Ф.Т.: Диалог этот по объективным причинам еще очень хрупок: продолжается насилие с обеих сторон, и остается глубокое недоверие между обществом и властью. Какие еще факторы, на ваш взгляд, мешают этому процессу?
Д.Х.: Диалог, о котором мы с вами ведем речь, несколько деперсонализирован. Вы употребили слово «модераторы». Модераторы – это те, кто выстраивает дискуссию, направляет ее. Но в целом широкой публике неизвестно, кто именно ведет диалог, с кем именно «модерируют» диалог Шевченко, Сванидзе, Лукин и другие. Это, на мой взгляд, свидетельствует о том, что проблемы назрели не на уровне личностей, а на уровне институтов. Нужно создавать институты, механизмы встраивания интересов мусульман России в политическую мозаику страны. Это и есть реальный диалог. Я готов, имея небольшой опыт, делиться им со всеми участниками этого диалога, понимаемого шире, чем просто «круглые столы».
Ф.Т.: По мнению все тех же экспертов, на Северном Кавказе Кремль предпочитает опираться на им же назначенных представителей власти. Насколько устойчив авторитет этих людей на местах – в частности, в вашей республике?

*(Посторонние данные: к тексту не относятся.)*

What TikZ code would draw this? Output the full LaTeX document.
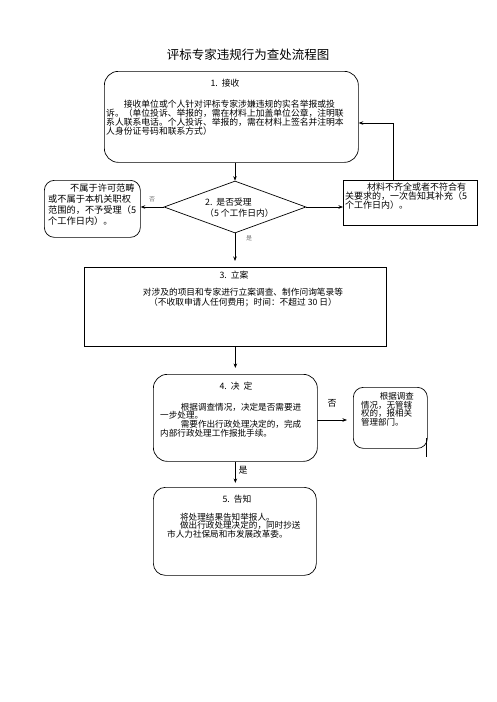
\documentclass[tikz,border=0pt]{standalone}
\usepackage{fontspec}
\newfontfamily\cjk{Noto Sans CJK SC}
\usetikzlibrary{arrows.meta,shapes.geometric}
\begin{document}
\begin{tikzpicture}[x=1pt,y=-1pt,
  font=\cjk,
  box/.style={draw, line width=0.7pt, inner sep=0pt, anchor=north west},
  rbox/.style={box, rounded corners=#1},
  txt/.style={inner sep=0pt, font=\cjk\fontsize{8.8}{9.2}\selectfont},
  para/.style={inner sep=0pt, align=left, anchor=north west},
  arr/.style={line width=0.6pt, -{Stealth[length=4.5pt,width=3.5pt]}},
  ln/.style={line width=0.6pt},
  small/.style={inner sep=0pt, text=black!55, font=\cjk\fontsize{6}{7}\selectfont},
  lab/.style={inner sep=0pt, font=\cjk\fontsize{9}{10}\selectfont}
]
\useasboundingbox (0,0) rectangle (496,702);

\node[inner sep=0pt, font=\cjk\fontsize{12.5}{14}\selectfont] (title) at (248,55) {评标专家违规行为查处流程图};

% box 1
\node[rbox=14pt, minimum width=254pt, minimum height=91pt] (b1) at (104,71) {};
\node[txt] (b1h) at (225,83) {1.\ \ 接收};
\node[para, font=\cjk\fontsize{8.8}{9.2}\selectfont] (b1p) at (106,99.6) {\hspace*{2em}接收单位或个人针对评标专家涉嫌违规的实名举报或投\\诉。（单位投诉、举报的，需在材料上加盖单位公章，注明联\\系人联系电话。个人投诉、举报的，需在材料上签名并注明本\\人身份证号码和联系方式）};

% diamond
\node[draw, diamond, line width=0.7pt, minimum width=142pt, minimum height=52pt, inner sep=0pt] (d) at (235,207) {};
\node[para, font=\cjk\fontsize{8.8}{11}\selectfont] (dt) at (205,197.6) {2.\ \ 是否受理\\（5 个工作日内）};

% left box
\node[rbox=10pt, minimum width=96pt, minimum height=57pt] (bl) at (44,180) {};
\node[para, font=\cjk\fontsize{9.2}{11.2}\selectfont] (blt) at (48,183.2) {\hspace*{22pt}不属于许可范畴\\或不属于本机关职权\\范围的，不予受理（5\\个工作日内）。};

% right box
\node[box, minimum width=134pt, minimum height=45pt] (br) at (343,180) {};
\node[para, font=\cjk\fontsize{9}{8.6}\selectfont] (brt) at (345,182.6) {\hspace*{22pt}材料不齐全或者不符合有\\关要求的，一次告知其补充（5\\个工作日内）。};

% box 3
\node[box, minimum width=302pt, minimum height=79pt] (b3) at (84,267) {};
\node[txt] (b3h) at (234,275) {3.\ \ 立案};
\node[inner sep=0pt, align=center, font=\cjk\fontsize{8.7}{10}\selectfont] (b3t) at (243,298) {对涉及的项目和专家进行立案调查、制作问询笔录等\\（不收取申请人任何费用；时间：不超过 30 日）};

% box 4
\node[rbox=14pt, minimum width=164pt, minimum height=87pt] (b4) at (153,374) {};
\node[txt] (b4h) at (236,386) {4.\ \ 决\ \ 定};
\node[para, font=\cjk\fontsize{8.6}{8.8}\selectfont] (b4t) at (160,402.6) {\hspace*{2.4em}根据调查情况，决定是否需要进\\一步处理。\\\hspace*{2.4em}需要作出行政处理决定的，完成\\内部行政处理工作报批手续。};

% box 4 right
\node[rbox=10pt, minimum width=74pt, minimum height=61pt] (b4r) at (353,387) {};
\node[para, font=\cjk\fontsize{8.5}{8.4}\selectfont] (b4rt) at (361,392.6) {\hspace*{2.2em}根据调查\\情况，无管辖\\权的，报相关\\管理部门。};

% box 5
\node[rbox=12pt, minimum width=163pt, minimum height=88pt] (b5) at (153,487) {};
\node[txt] (b5h) at (237,499) {5.\ \ 告知};
\node[para, font=\cjk\fontsize{8.6}{8.8}\selectfont] (b5t) at (167,512.6) {\hspace*{1.5em}将处理结果告知举报人。\\\hspace*{1.5em}做出行政处理决定的，同时抄送\\市人力社保局和市发展改革委。};

% labels
\node[small] (lno1) at (152,199) {否};
\node[small] (lyes1) at (249,238) {是};
\node[lab] (lno2) at (332,403) {否};
\node[lab] (lyes2) at (243,470) {是};

% connectors
\draw[arr] (b1.south -| d.north) -- (d.north);
\draw[arr] (d.west) -- (bl.east |- d.west);
\draw[arr] (d.east) -- (br.west |- d.east);
\coordinate (c1) at (393,123);
\draw[arr] (c1 |- br.north) -- (c1) -- (c1 -| b1.east);
\draw[arr, shorten >=6pt] (d.south) -- (d.south |- b3.north);
\draw[arr, shorten >=6pt] (b3.south) -- (b3.south |- b4.north);
\coordinate (c2) at (317,420);
\draw[arr, shorten >=6pt] (c2) -- (c2 -| b4r.west);
\draw[arr, shorten >=4pt] (b4.south) -- (b4.south |- b5.north);
\draw[ln] (426,438) -- (426,457);
\end{tikzpicture}
\end{document}
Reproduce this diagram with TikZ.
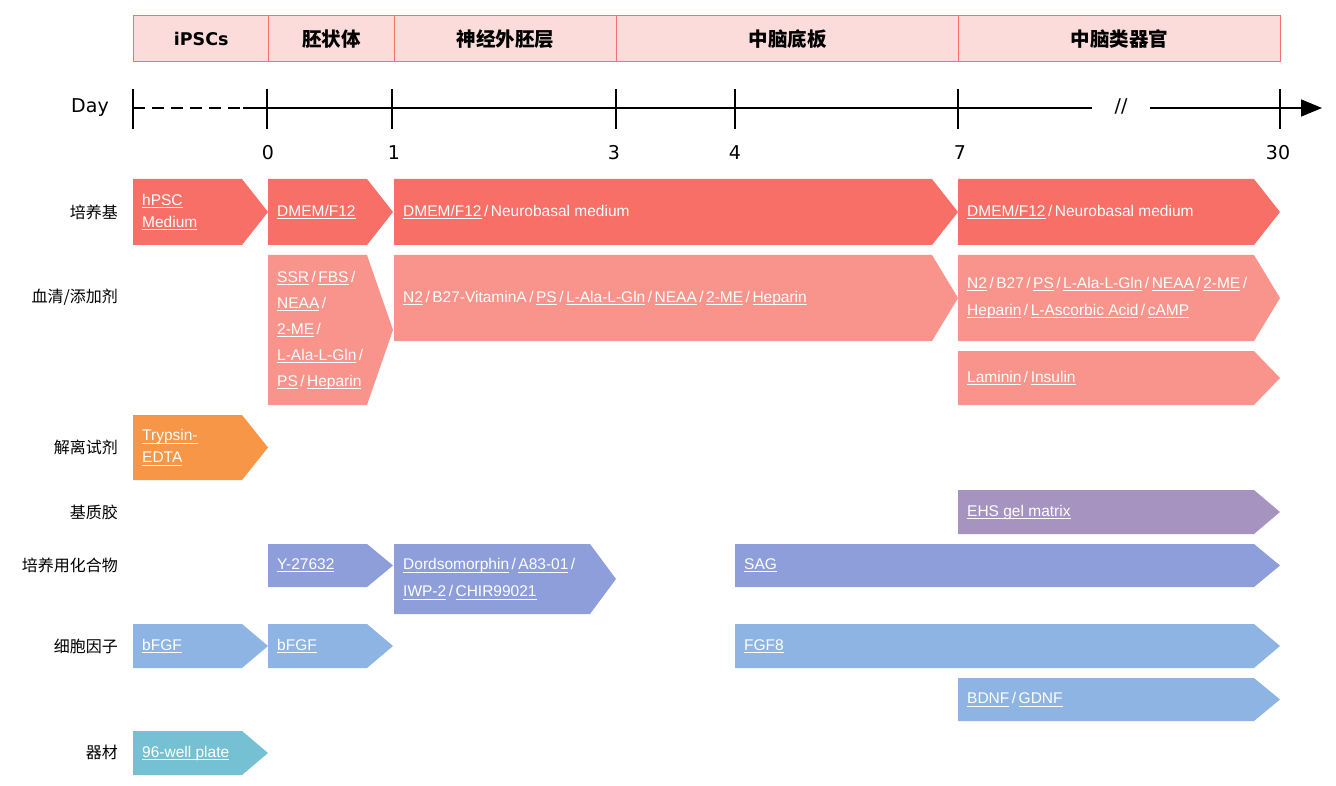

Д.Х.: Если исходить из многовековой традиции «кнута и пряника», то Россия должна понимать, что этот метод управления Кавказом себя изжил. Кавказ научен горьким опытом. А горький опыт – опыт незабываемый. Сама активизация исламского возрождения на Кавказе и есть ответ на эту политику по имперскому принципу «Разделяй и властвуй!». И теперь федеральный центр оказался перед оскорбительным для нормального, демократического государства выбором: убивать «радикальных мусульман», то есть тех, кто уже воюет против этого государства, не признавая его для себя легальным, или договариваться. Пока хотя бы с теми, кто не воюет.